───── DATASET CONTENT ─────

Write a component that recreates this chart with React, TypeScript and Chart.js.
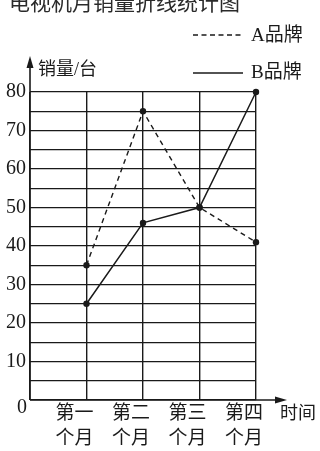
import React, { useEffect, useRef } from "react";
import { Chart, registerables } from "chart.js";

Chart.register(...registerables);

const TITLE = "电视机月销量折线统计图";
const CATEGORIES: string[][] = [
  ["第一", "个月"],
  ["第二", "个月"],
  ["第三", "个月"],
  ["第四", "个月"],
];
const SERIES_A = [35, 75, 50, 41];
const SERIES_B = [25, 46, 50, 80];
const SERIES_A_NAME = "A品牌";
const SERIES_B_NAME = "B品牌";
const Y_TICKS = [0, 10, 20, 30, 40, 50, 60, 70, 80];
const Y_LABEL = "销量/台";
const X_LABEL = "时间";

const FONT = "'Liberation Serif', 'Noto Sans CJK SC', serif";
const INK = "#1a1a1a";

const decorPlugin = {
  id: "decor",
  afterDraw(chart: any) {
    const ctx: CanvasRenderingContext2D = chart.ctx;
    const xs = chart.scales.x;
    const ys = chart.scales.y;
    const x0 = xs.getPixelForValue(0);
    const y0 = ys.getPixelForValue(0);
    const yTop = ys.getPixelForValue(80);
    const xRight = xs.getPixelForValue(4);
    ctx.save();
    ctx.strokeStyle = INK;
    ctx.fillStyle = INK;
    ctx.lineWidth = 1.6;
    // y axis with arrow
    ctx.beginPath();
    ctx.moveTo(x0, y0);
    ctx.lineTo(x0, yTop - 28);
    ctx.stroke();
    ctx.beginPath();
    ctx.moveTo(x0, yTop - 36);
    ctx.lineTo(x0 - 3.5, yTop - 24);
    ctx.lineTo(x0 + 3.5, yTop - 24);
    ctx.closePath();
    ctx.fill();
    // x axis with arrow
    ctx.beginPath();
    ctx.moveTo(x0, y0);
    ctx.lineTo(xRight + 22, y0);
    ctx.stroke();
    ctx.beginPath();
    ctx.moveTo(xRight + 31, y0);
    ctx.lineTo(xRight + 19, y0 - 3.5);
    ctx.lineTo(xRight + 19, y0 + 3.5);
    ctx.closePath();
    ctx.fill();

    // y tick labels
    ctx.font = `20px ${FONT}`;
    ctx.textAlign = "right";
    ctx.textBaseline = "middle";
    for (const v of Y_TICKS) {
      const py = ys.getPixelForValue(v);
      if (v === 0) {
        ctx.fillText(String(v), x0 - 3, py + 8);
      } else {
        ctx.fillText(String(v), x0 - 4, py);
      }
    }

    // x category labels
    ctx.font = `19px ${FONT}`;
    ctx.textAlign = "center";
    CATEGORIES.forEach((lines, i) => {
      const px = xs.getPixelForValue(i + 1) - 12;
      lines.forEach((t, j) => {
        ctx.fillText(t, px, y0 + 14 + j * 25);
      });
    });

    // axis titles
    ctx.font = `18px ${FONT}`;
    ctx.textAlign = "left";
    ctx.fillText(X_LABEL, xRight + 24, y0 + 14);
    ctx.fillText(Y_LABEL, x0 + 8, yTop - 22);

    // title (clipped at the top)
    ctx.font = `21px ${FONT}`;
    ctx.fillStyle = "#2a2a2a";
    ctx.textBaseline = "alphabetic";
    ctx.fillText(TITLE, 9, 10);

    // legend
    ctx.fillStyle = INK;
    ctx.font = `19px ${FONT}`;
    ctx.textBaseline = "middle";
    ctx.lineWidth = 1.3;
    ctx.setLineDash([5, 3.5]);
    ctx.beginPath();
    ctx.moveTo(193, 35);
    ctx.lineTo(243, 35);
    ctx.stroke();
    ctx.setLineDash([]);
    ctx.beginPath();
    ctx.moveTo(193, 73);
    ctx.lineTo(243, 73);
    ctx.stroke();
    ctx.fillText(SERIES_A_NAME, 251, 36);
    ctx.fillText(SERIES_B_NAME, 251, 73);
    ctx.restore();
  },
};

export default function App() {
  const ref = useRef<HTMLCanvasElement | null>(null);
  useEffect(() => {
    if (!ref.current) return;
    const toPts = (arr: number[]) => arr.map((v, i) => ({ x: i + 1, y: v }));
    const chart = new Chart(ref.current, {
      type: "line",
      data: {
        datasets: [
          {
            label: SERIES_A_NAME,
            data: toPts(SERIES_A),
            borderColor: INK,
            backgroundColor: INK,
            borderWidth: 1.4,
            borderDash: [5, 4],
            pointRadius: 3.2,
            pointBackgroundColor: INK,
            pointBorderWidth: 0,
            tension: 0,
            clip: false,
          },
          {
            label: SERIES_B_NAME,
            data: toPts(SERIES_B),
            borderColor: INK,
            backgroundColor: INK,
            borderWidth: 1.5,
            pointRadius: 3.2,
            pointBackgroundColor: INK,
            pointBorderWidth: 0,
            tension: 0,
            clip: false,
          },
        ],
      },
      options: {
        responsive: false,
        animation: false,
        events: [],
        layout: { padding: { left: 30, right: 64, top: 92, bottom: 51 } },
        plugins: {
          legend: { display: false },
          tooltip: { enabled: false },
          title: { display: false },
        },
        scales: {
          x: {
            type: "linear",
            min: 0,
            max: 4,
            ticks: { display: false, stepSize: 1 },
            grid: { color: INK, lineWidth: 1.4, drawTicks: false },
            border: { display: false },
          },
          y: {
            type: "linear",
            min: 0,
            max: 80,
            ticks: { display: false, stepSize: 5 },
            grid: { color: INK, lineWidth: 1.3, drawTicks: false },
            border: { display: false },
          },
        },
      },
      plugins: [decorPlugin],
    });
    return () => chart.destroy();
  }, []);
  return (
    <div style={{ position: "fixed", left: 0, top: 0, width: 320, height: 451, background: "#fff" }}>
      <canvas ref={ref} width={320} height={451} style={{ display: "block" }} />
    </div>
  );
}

─────

- PROBLEM:
Select and copy every line of the material that holds the string "React".

- EXERCISE OUTPUT:
Write a component that recreates this chart with React, TypeScript and Chart.js.
import React, { useEffect, useRef } from "react";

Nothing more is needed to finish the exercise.